◆ Stated problem
Set down each line of the data below exactly as it stands, dropping the pictures.

Records with drawing code:
(begin)

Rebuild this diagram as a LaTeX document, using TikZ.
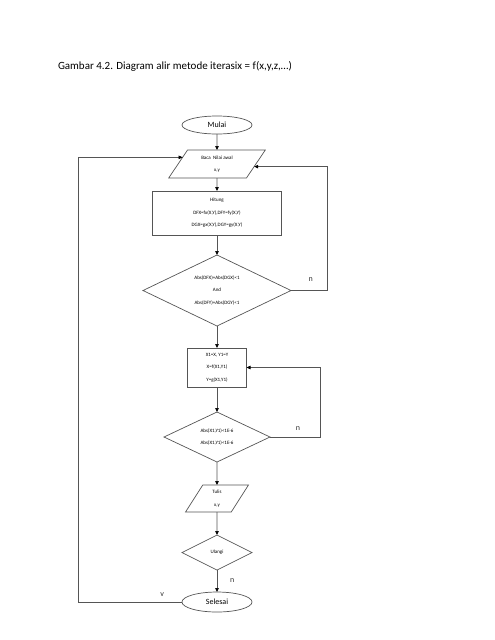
\documentclass[tikz,border=0pt]{standalone}
\usepackage{fontspec}
\setmainfont{Carlito}
\usepackage{tikz}
\usetikzlibrary{arrows.meta, positioning, shapes.geometric}
\usepackage{xcolor}
\definecolor{edge}{HTML}{555555}

\begin{document}
\begin{tikzpicture}[
        every node/.style={align=center, inner sep=0pt, outer sep=0pt},
        small/.style={font=\fontsize{5}{12.5}\selectfont},
        term/.style={ellipse, draw=edge, line width=0.7pt, font=\fontsize{8}{9}\selectfont, minimum width=70pt},
        io/.style={trapezium, trapezium stretches=true, draw=edge, line width=0.7pt, small},
        proc/.style={rectangle, draw=edge, line width=0.7pt, small},
        cond/.style={diamond, aspect=2, draw=edge, line width=0.7pt, small},
        lbl/.style={font=\fontsize{8}{9}\selectfont, text=black!80},
        arr/.style={-{Triangle[length=4pt, width=3.5pt, color=black]}, edge, line width=0.7pt},
      ]
      \useasboundingbox (0,0) rectangle (495pt,-640pt);

      \node[anchor=west, font=\fontsize{11}{13}\selectfont] (title) at (58pt,-66pt)
        {Gambar 4.2. Diagram alir metode iterasix = f(x,y,z,…)};

      \node[term, minimum height=18pt] (mulai) at (217pt,-125pt) {Mulai};
      \node[io, trapezium left angle=59, trapezium right angle=121,
            minimum width=97pt, minimum height=28pt, below=16pt of mulai] (baca) {Baca\ \ Nilai awal\\x,y};
      \node[proc, minimum width=129pt, minimum height=44pt, below=13pt of baca] (hitung)
        {Hitung\\DFX=fx(X,Y),DFY=fy(X,Y)\\DGX=gx(X,Y),DGY=gy(X,Y)};
      \node[cond, minimum width=148pt, minimum height=71pt, below=20pt of hitung] (cek1)
        {Abs(DFX)+Abs(DGX)<1\\And\\Abs(DFY)+Abs(DGY)<1};
      \node[proc, minimum width=59pt, minimum height=39pt, below=22pt of cek1] (iter)
        {X1=X, Y1=Y\\X=f(X1,Y1)\\Y=g(X1,Y1)};
      \node[cond, minimum width=106pt, minimum height=50pt, below=25pt of iter] (cek2)
        {Abs(X1,Y1)<1E-6\\Abs(X1,Y1)<1E-6};
      \node[io, trapezium left angle=72, trapezium right angle=108,
            minimum width=63pt, minimum height=27pt, below=23pt of cek2] (tulis) {Tulis\\x,y};
      \node[cond, minimum width=70pt, minimum height=35pt, below=23pt of tulis] (ulangi) {Ulangi};
      \node[term, minimum height=20pt, below=22pt of ulangi] (selesai) {Selesai};

      \draw[arr] (mulai) -- (baca);
      \draw[arr] (baca) -- (hitung);
      \draw[arr] (hitung) -- (cek1);
      \draw[arr] (cek1) -- (iter);
      \draw[arr] (iter) -- (cek2);
      \draw[arr] (cek2) -- (tulis);
      \draw[arr] (tulis) -- (ulangi);
      \draw[arr] (ulangi) -- node[lbl, right=13pt] {n} (selesai);

      % loops back
      \draw[arr] (cek1.east) -- node[lbl, above=9pt, pos=0.55] {n} ++(36pt,0) |- (baca.-4);
      \draw[arr] (cek2.east) -- node[lbl, above=7pt, pos=0.56] {n} ++(50pt,0) |- (iter.east);
      \draw[arr] (selesai.west) -- node[lbl, above=6pt, pos=0.19] {v} ++(-104pt,0) |- (baca.169);
    \end{tikzpicture}
\end{document}
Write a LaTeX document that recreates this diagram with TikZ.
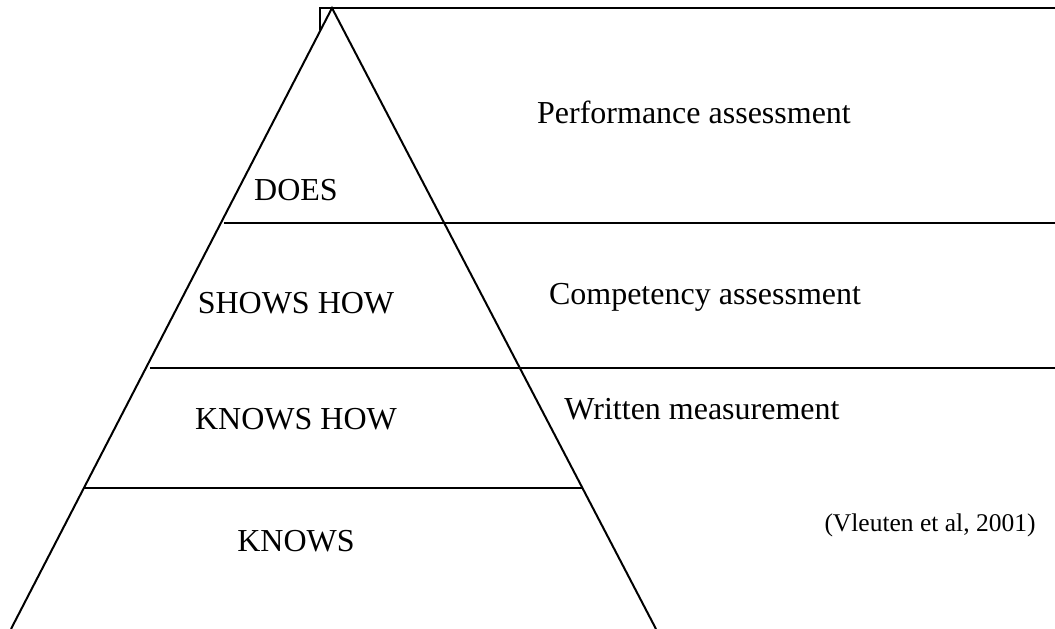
\documentclass[tikz,border=0pt]{standalone}
\usepackage{fontspec}
\setmainfont{Liberation Serif}
\begin{document}
\begin{tikzpicture}[x=1pt,y=-1pt,
  ln/.style={line width=2pt},
  lbl/.style={anchor=base,inner sep=0pt,font=\fontsize{32}{36}\selectfont},
  src/.style={anchor=base,inner sep=0pt,font=\fontsize{25.5}{29}\selectfont}]
\useasboundingbox (0,0) rectangle (1055,629);
% pyramid
\coordinate (apex) at (332,8);
\coordinate (bl) at (11,629);
\coordinate (br) at (656,629);
\coordinate (tl) at (320,8);
\coordinate (tr) at (1055,8);
\coordinate (tv) at (320,30);
\draw[ln] (bl) -- (apex) -- (br);
\draw[line width=2.8pt] (tv) -- (tl) -- (tr);
% level lines
\coordinate (a1) at (224,223); \coordinate (a2) at (1055,223);
\coordinate (b1) at (150,368); \coordinate (b2) at (1055,368);
\coordinate (c1) at (83,488);  \coordinate (c2) at (583,488);
\draw[ln] (a1) -- (a2);
\draw[ln] (b1) -- (b2);
\draw[ln] (c1) -- (c2);
% labels
\node[lbl] (does) at (296,200) {DOES};
\node[lbl] (shows) at (296,313) {SHOWS HOW};
\node[lbl] (knowshow) at (296,429) {KNOWS HOW};
\node[lbl] (knows) at (296,551) {KNOWS};
\node[lbl] (perf) at (694,123) {Performance assessment};
\node[lbl] (comp) at (705,304) {Competency assessment};
\node[lbl] (writ) at (702,419) {Written measurement};
\node[src] (ref) at (930,531) {(Vleuten et al, 2001)};
\end{tikzpicture}
\end{document}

(end)

◆ Solved problem
Rebuild this diagram as a LaTeX document, using TikZ.
\documentclass[tikz,border=0pt]{standalone}
\usepackage{fontspec}
\setmainfont{Carlito}
\usepackage{tikz}
\usetikzlibrary{arrows.meta, positioning, shapes.geometric}
\usepackage{xcolor}
\definecolor{edge}{HTML}{555555}

\begin{document}
\begin{tikzpicture}[
        every node/.style={align=center, inner sep=0pt, outer sep=0pt},
        small/.style={font=\fontsize{5}{12.5}\selectfont},
        term/.style={ellipse, draw=edge, line width=0.7pt, font=\fontsize{8}{9}\selectfont, minimum width=70pt},
        io/.style={trapezium, trapezium stretches=true, draw=edge, line width=0.7pt, small},
        proc/.style={rectangle, draw=edge, line width=0.7pt, small},
        cond/.style={diamond, aspect=2, draw=edge, line width=0.7pt, small},
        lbl/.style={font=\fontsize{8}{9}\selectfont, text=black!80},
        arr/.style={-{Triangle[length=4pt, width=3.5pt, color=black]}, edge, line width=0.7pt},
      ]
      \useasboundingbox (0,0) rectangle (495pt,-640pt);

      \node[anchor=west, font=\fontsize{11}{13}\selectfont] (title) at (58pt,-66pt)
        {Gambar 4.2. Diagram alir metode iterasix = f(x,y,z,…)};

      \node[term, minimum height=18pt] (mulai) at (217pt,-125pt) {Mulai};
      \node[io, trapezium left angle=59, trapezium right angle=121,
            minimum width=97pt, minimum height=28pt, below=16pt of mulai] (baca) {Baca\ \ Nilai awal\\x,y};
      \node[proc, minimum width=129pt, minimum height=44pt, below=13pt of baca] (hitung)
        {Hitung\\DFX=fx(X,Y),DFY=fy(X,Y)\\DGX=gx(X,Y),DGY=gy(X,Y)};
      \node[cond, minimum width=148pt, minimum height=71pt, below=20pt of hitung] (cek1)
        {Abs(DFX)+Abs(DGX)<1\\And\\Abs(DFY)+Abs(DGY)<1};
      \node[proc, minimum width=59pt, minimum height=39pt, below=22pt of cek1] (iter)
        {X1=X, Y1=Y\\X=f(X1,Y1)\\Y=g(X1,Y1)};
      \node[cond, minimum width=106pt, minimum height=50pt, below=25pt of iter] (cek2)
        {Abs(X1,Y1)<1E-6\\Abs(X1,Y1)<1E-6};
      \node[io, trapezium left angle=72, trapezium right angle=108,
            minimum width=63pt, minimum height=27pt, below=23pt of cek2] (tulis) {Tulis\\x,y};
      \node[cond, minimum width=70pt, minimum height=35pt, below=23pt of tulis] (ulangi) {Ulangi};
      \node[term, minimum height=20pt, below=22pt of ulangi] (selesai) {Selesai};

      \draw[arr] (mulai) -- (baca);
      \draw[arr] (baca) -- (hitung);
      \draw[arr] (hitung) -- (cek1);
      \draw[arr] (cek1) -- (iter);
      \draw[arr] (iter) -- (cek2);
      \draw[arr] (cek2) -- (tulis);
      \draw[arr] (tulis) -- (ulangi);
      \draw[arr] (ulangi) -- node[lbl, right=13pt] {n} (selesai);

      % loops back
      \draw[arr] (cek1.east) -- node[lbl, above=9pt, pos=0.55] {n} ++(36pt,0) |- (baca.-4);
      \draw[arr] (cek2.east) -- node[lbl, above=7pt, pos=0.56] {n} ++(50pt,0) |- (iter.east);
      \draw[arr] (selesai.west) -- node[lbl, above=6pt, pos=0.19] {v} ++(-104pt,0) |- (baca.169);
    \end{tikzpicture}
\end{document}
Write a LaTeX document that recreates this diagram with TikZ.
\documentclass[tikz,border=0pt]{standalone}
\usepackage{fontspec}
\setmainfont{Liberation Serif}
\begin{document}
\begin{tikzpicture}[x=1pt,y=-1pt,
  ln/.style={line width=2pt},
  lbl/.style={anchor=base,inner sep=0pt,font=\fontsize{32}{36}\selectfont},
  src/.style={anchor=base,inner sep=0pt,font=\fontsize{25.5}{29}\selectfont}]
\useasboundingbox (0,0) rectangle (1055,629);
% pyramid
\coordinate (apex) at (332,8);
\coordinate (bl) at (11,629);
\coordinate (br) at (656,629);
\coordinate (tl) at (320,8);
\coordinate (tr) at (1055,8);
\coordinate (tv) at (320,30);
\draw[ln] (bl) -- (apex) -- (br);
\draw[line width=2.8pt] (tv) -- (tl) -- (tr);
% level lines
\coordinate (a1) at (224,223); \coordinate (a2) at (1055,223);
\coordinate (b1) at (150,368); \coordinate (b2) at (1055,368);
\coordinate (c1) at (83,488);  \coordinate (c2) at (583,488);
\draw[ln] (a1) -- (a2);
\draw[ln] (b1) -- (b2);
\draw[ln] (c1) -- (c2);
% labels
\node[lbl] (does) at (296,200) {DOES};
\node[lbl] (shows) at (296,313) {SHOWS HOW};
\node[lbl] (knowshow) at (296,429) {KNOWS HOW};
\node[lbl] (knows) at (296,551) {KNOWS};
\node[lbl] (perf) at (694,123) {Performance assessment};
\node[lbl] (comp) at (705,304) {Competency assessment};
\node[lbl] (writ) at (702,419) {Written measurement};
\node[src] (ref) at (930,531) {(Vleuten et al, 2001)};
\end{tikzpicture}
\end{document}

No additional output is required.